[OBJECTIVE] Copy exactly the lines from the beginning of the data down to and including the line holding "plt.rcParams['font.family'] = ['Liberation", without any pictures.

----

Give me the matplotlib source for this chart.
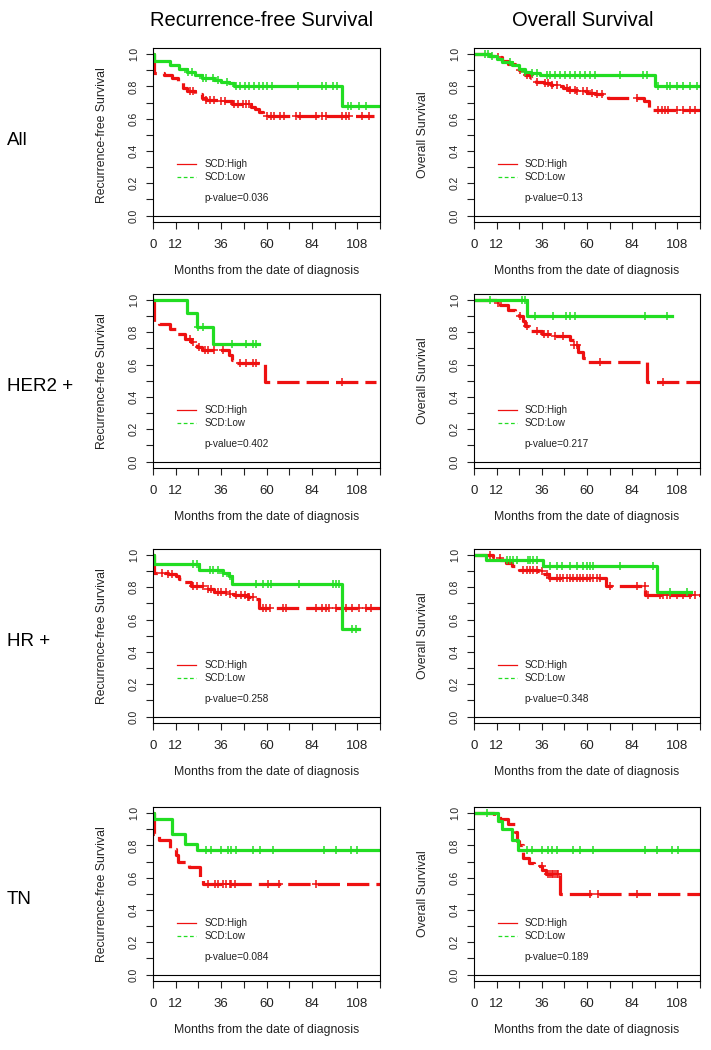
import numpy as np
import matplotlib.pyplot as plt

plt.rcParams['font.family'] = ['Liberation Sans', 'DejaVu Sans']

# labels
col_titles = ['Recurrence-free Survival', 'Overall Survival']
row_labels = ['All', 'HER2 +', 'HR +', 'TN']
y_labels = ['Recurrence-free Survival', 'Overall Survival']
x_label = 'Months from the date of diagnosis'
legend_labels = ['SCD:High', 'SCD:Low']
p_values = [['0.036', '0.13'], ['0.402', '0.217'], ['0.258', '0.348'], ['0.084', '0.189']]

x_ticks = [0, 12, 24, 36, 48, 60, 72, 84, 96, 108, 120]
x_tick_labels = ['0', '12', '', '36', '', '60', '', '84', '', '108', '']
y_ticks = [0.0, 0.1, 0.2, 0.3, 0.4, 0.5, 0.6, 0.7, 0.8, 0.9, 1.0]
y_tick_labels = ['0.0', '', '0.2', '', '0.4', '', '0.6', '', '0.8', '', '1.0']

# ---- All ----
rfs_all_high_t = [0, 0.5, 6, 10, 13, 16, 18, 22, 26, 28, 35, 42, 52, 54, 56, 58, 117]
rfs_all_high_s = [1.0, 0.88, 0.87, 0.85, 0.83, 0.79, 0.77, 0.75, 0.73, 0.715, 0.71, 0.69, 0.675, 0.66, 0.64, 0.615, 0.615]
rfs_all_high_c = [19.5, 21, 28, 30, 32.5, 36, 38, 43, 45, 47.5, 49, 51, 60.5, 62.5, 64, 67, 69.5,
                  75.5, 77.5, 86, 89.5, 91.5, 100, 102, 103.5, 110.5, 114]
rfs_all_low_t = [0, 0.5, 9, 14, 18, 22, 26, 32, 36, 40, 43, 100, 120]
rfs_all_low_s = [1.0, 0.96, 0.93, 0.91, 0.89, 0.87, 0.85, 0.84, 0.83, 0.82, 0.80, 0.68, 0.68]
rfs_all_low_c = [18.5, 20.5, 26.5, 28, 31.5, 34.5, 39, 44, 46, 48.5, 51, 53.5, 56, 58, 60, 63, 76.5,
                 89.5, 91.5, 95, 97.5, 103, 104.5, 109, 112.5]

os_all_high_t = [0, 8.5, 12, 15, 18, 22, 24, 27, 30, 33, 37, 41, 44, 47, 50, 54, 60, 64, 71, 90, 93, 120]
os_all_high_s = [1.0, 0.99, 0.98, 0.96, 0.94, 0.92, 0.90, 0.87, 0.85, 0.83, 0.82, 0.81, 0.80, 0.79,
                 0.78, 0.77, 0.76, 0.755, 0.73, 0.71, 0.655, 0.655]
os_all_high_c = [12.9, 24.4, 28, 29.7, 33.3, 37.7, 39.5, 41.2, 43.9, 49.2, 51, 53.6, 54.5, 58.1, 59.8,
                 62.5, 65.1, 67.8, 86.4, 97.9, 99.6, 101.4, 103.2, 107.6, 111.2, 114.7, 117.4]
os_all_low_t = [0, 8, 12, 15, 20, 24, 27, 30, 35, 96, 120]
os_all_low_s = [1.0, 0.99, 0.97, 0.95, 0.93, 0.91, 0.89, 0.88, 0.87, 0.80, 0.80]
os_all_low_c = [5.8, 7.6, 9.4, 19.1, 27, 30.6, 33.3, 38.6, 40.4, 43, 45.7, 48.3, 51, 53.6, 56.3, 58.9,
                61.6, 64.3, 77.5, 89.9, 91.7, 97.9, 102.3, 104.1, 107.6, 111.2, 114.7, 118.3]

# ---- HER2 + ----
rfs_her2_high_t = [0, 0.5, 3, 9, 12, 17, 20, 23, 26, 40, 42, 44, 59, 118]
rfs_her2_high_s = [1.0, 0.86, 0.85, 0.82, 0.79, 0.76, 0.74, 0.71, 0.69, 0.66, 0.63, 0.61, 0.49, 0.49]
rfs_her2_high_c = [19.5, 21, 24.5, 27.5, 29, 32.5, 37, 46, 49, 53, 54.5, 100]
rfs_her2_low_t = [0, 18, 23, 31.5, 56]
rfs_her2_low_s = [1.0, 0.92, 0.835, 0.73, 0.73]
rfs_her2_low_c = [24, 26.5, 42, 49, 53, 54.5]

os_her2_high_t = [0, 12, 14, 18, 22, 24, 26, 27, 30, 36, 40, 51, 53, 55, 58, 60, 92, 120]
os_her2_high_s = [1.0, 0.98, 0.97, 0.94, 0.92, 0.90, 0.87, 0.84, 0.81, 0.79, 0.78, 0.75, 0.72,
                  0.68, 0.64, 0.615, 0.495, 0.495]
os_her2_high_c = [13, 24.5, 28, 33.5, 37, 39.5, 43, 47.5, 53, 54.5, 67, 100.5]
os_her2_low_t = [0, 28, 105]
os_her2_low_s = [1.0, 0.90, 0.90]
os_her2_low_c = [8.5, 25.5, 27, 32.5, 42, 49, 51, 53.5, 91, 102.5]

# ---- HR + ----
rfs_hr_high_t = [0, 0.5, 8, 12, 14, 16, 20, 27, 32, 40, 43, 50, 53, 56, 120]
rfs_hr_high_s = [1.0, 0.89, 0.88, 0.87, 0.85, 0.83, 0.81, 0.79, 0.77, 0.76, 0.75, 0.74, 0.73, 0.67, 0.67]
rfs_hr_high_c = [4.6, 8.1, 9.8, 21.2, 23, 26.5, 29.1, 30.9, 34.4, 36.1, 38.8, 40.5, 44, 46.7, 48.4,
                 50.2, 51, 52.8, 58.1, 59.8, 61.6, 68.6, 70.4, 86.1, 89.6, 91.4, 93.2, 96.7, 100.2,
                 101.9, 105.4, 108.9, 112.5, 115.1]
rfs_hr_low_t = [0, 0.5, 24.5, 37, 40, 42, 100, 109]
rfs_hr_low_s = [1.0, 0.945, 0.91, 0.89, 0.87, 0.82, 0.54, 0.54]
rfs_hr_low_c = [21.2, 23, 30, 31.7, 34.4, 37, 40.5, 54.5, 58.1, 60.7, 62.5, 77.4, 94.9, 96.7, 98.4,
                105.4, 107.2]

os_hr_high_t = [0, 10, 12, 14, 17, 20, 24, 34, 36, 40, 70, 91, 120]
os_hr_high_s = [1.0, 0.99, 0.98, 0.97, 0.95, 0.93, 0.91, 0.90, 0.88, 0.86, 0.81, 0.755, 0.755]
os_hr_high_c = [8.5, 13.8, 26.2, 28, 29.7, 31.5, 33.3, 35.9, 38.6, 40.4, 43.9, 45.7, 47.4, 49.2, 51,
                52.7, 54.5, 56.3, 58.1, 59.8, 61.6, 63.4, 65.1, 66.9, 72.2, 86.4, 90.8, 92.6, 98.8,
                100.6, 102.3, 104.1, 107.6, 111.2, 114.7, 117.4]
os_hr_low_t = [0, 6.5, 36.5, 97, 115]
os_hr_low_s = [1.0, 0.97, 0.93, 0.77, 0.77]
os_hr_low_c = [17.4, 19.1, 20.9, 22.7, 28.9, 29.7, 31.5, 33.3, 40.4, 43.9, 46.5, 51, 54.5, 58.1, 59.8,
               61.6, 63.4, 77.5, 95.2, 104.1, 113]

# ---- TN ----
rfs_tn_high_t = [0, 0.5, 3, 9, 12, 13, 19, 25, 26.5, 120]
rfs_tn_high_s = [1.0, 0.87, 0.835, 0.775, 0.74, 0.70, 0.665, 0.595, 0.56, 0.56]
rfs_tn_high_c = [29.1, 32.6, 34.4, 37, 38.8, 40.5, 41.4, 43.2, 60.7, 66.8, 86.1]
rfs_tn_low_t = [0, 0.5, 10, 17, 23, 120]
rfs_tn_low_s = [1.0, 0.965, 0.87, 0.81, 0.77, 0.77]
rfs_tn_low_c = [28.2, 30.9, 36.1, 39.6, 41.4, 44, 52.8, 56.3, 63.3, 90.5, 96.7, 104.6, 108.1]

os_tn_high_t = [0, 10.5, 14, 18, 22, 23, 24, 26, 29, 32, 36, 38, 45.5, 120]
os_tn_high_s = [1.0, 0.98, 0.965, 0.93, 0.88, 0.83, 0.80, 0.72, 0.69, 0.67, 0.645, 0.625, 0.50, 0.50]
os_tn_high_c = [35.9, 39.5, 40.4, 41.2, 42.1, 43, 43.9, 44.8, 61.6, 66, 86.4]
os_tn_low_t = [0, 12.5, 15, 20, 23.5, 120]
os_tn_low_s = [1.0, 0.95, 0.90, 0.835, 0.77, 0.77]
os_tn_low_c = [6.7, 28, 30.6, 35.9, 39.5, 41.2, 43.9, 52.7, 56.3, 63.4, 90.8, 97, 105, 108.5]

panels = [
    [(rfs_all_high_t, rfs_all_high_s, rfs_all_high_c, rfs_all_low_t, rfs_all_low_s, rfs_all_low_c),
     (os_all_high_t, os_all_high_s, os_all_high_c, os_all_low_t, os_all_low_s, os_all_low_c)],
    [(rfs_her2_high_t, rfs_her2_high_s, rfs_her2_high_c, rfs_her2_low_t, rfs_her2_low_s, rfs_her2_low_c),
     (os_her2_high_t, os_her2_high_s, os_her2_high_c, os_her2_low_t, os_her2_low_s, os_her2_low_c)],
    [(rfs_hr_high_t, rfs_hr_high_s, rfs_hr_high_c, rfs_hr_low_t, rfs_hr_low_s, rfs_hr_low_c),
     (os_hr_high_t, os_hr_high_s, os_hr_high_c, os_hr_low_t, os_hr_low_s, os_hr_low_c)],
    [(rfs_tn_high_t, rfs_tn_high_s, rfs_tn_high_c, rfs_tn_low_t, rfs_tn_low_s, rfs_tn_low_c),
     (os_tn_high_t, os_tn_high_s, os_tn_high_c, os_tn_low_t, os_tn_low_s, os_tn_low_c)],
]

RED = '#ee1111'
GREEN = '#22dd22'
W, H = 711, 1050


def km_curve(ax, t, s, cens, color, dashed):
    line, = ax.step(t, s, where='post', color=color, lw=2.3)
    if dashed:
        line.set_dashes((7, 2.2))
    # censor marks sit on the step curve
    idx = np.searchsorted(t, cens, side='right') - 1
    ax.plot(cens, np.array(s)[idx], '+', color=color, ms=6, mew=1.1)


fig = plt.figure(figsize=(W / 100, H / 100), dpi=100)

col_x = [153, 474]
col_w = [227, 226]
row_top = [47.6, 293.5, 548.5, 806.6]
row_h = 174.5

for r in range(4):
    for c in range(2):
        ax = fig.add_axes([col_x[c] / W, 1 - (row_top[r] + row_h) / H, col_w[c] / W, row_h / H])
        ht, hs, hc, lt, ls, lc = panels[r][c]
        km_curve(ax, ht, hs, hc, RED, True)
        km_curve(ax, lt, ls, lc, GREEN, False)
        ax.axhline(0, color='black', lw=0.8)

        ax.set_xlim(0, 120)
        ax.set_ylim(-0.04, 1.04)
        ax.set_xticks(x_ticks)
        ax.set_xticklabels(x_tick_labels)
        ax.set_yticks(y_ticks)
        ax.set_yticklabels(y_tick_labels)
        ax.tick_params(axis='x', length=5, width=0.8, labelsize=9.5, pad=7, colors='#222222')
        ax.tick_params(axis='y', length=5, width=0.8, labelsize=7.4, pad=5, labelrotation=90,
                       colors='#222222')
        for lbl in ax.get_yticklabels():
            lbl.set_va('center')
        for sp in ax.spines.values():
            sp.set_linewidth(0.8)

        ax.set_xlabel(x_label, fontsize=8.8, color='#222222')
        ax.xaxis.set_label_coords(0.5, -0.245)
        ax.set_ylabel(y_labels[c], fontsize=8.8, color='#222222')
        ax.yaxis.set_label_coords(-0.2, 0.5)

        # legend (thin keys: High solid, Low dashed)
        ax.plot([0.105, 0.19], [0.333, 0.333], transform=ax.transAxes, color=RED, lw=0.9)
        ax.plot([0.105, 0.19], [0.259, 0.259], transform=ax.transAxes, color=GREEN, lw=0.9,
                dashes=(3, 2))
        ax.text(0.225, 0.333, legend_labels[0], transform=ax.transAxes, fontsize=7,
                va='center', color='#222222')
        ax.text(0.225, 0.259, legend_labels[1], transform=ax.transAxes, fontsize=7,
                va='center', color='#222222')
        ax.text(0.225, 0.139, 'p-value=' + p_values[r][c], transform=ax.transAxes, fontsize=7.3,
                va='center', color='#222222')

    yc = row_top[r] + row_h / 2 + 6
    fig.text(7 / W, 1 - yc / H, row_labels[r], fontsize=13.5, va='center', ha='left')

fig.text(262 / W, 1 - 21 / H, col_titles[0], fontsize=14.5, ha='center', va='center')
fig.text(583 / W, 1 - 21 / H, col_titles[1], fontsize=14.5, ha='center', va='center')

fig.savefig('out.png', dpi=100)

----

[THE RESULT]
Give me the matplotlib source for this chart.
import numpy as np
import matplotlib.pyplot as plt

plt.rcParams['font.family'] = ['Liberation Sans', 'DejaVu Sans']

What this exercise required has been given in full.